The spouse or minor children of an applicant seeking to change status to that of treaty investor alien shall file concurrent applications for change of status to derivative treaty classification on the appropriate form(s). Application for derivative treaty status shall be approved only if the principal treaty alien is granted treaty alien status and continues to maintain that status.
The current filing fee is $130. There is currently a premium processing option for an additional $1,000, paid to the U.S. Citizenship and Immigration Services (USCIS). The USCIS will process the application within 15 calendar days from receipt of the application. Processing the application does not mean that there will necessarily be a final decision after 15 days, but that there will be a response after this time. This response may be a visa approval; a denial or it may also include a request for additional documentation from the petitioner or the employer.

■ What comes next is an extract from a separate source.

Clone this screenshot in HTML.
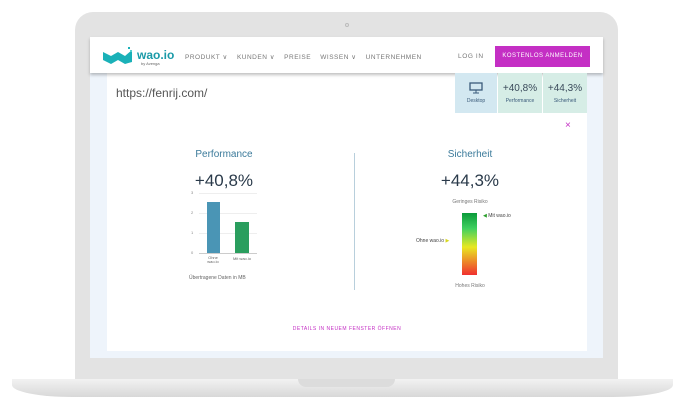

E visa applications can be filed with the USCIS California and Texas Service Centers. If the place of employment is within the jurisdiction of the Nebraska or California Centers, applications should be filed with the California Center. If the place of employment is within the jurisdiction of the Texas and Vermont Centers, applications should be filed with the Texas Service Center. (Note: Aliens who came to the United States via a Visa Waiver Pilot Program are not eligible to change non-immigrant status. For more information about Visa Waiver Pilot Programs, click here).
The alien may send form I-129 and supplement E to extend his/her stay in the United States for two years, or for the time requested on the petition, if less than two years. Each accompanying family member who filed an I-539 application will also be granted the change of status for the same period as the principal applicant.
As in the case of an alien entering on an E-2 visa, if the alien desires an extension of stay, he or she would file a request for an extension with the U.S. Citizenship and Immigration Services (USCIS); extensions will be granted in increments of two years. For more information about extension of stay, click here.
E-2 Provisions Under the North American Free Trade Agreement (NAFTA)
The North American Free Trade Agreement that went into effect between the United States, Canada, and Mexico on January 1, 1994 provides for reciprocal availability of E-2 Treaty Investor and E-1 Treaty Trader status for Canadian or Mexican citizens who want to enter the U.S. as Treaty Traders or Investors, and for U.S. citizens who wish to enter Canada or Mexico for those purposes. NAFTA applies only to native born or naturalized citizens of Canada or Mexico, and not to "landed immigrants" or permanent residents of those countries. While in most cases, Canadian citizens do not need to obtain nonimmigrant visas to enter the U.S., a different rule exists in the case of "E" visas. Both Canadian and Mexican citizens must apply for nonimmigrant E-2 or E-1 visas at a U.S. consular post, and be issued an E-2 or E-1 visa before being admitted to the United States in such status. Therefore, Canadian citizens must obtain nonimmigrant visas for entry into the United States in E-2 Treaty Investor nonimmigrant status.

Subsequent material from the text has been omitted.